Take the lines from the head of the listing through the one bearing "plt.rcParams['font.family'] = ['Liberation" and copy them exactly, leaving every picture out.

• [DATASET SECTION]:
┏━━

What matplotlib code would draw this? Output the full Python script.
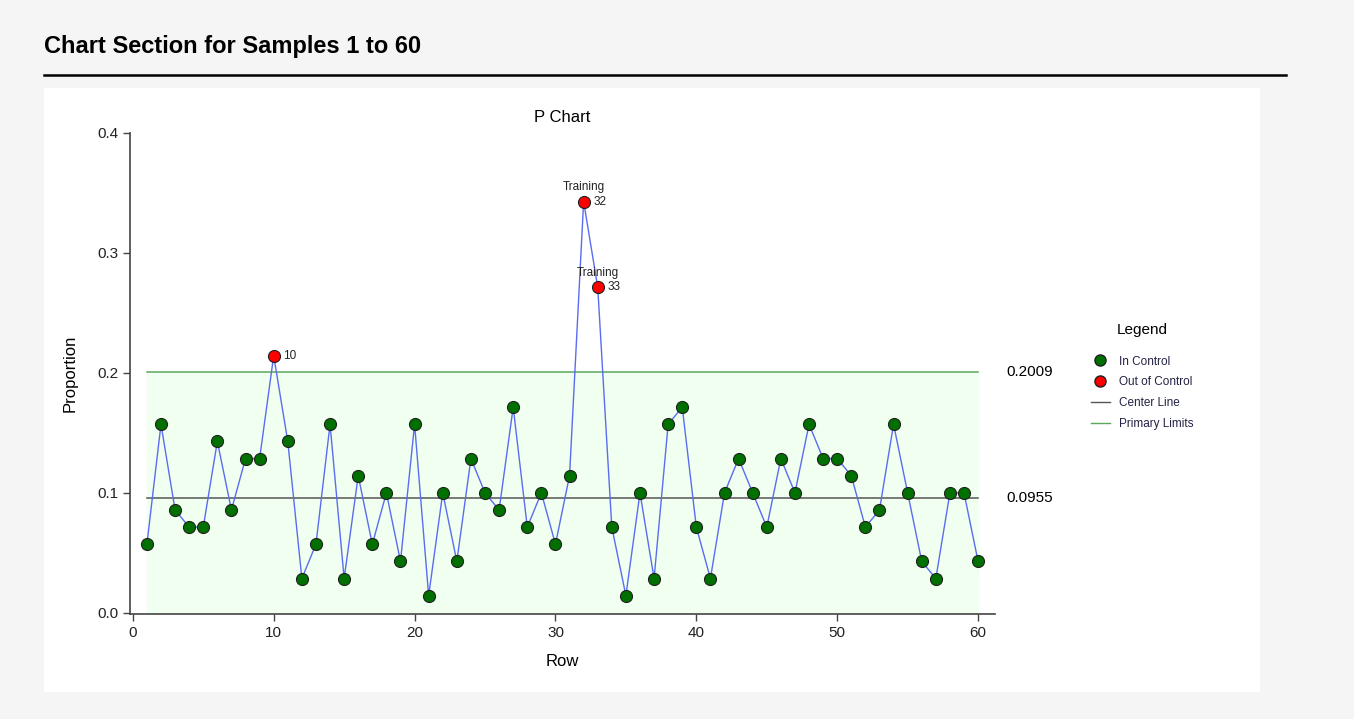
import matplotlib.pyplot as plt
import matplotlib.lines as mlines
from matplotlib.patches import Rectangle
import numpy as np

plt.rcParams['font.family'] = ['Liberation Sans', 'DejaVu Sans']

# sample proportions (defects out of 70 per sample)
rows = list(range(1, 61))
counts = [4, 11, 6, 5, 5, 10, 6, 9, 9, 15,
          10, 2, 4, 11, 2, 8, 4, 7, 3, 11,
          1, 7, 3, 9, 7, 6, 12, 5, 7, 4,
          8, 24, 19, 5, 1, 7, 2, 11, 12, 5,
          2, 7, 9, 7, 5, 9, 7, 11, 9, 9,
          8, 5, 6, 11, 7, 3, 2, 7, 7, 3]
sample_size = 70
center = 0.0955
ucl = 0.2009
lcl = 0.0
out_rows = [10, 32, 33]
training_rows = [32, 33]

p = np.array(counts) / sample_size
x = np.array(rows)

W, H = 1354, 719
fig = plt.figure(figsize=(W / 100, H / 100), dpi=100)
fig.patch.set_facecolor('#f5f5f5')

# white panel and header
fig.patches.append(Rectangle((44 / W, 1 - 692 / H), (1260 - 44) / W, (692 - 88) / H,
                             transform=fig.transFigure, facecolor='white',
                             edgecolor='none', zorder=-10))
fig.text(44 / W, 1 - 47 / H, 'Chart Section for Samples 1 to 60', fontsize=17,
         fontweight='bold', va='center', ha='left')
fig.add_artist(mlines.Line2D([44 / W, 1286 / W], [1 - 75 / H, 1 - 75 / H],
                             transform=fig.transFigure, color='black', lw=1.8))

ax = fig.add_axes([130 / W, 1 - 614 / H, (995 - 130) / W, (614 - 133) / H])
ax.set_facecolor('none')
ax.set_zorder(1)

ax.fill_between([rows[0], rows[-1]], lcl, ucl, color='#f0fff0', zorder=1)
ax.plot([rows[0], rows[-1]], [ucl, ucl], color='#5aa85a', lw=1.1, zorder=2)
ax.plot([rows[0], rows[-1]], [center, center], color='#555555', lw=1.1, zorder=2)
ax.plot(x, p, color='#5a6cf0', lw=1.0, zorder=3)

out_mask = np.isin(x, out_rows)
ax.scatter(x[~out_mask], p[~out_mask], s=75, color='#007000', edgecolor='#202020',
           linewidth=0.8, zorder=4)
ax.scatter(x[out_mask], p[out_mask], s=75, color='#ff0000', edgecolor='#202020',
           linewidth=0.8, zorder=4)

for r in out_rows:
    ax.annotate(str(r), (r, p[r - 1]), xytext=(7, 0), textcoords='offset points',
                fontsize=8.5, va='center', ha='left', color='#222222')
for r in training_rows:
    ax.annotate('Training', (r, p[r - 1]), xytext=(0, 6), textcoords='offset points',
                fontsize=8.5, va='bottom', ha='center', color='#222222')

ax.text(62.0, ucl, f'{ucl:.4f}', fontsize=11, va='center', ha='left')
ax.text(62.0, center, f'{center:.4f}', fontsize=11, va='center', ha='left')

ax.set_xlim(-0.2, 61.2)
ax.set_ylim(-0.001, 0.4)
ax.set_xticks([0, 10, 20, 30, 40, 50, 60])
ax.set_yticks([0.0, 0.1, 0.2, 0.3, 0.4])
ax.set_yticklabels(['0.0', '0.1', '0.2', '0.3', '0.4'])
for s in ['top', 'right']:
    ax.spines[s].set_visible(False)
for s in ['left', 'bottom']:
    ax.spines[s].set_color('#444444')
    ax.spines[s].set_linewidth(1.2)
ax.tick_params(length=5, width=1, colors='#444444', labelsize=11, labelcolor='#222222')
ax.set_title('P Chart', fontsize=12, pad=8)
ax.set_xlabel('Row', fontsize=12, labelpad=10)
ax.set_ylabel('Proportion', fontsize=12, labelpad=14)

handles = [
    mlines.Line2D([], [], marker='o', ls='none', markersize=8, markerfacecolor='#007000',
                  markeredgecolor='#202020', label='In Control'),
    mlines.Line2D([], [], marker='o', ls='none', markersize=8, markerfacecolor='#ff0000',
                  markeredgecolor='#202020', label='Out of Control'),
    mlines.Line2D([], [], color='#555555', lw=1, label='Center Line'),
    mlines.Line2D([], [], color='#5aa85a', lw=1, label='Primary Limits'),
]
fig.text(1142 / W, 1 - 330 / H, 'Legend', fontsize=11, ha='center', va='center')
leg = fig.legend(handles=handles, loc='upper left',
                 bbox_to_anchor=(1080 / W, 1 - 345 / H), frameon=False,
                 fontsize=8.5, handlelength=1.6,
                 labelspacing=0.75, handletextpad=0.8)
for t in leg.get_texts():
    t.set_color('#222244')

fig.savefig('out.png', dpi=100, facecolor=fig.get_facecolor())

┗━━

• [CORRECT RESULT]:
What matplotlib code would draw this? Output the full Python script.
import matplotlib.pyplot as plt
import matplotlib.lines as mlines
from matplotlib.patches import Rectangle
import numpy as np

plt.rcParams['font.family'] = ['Liberation Sans', 'DejaVu Sans']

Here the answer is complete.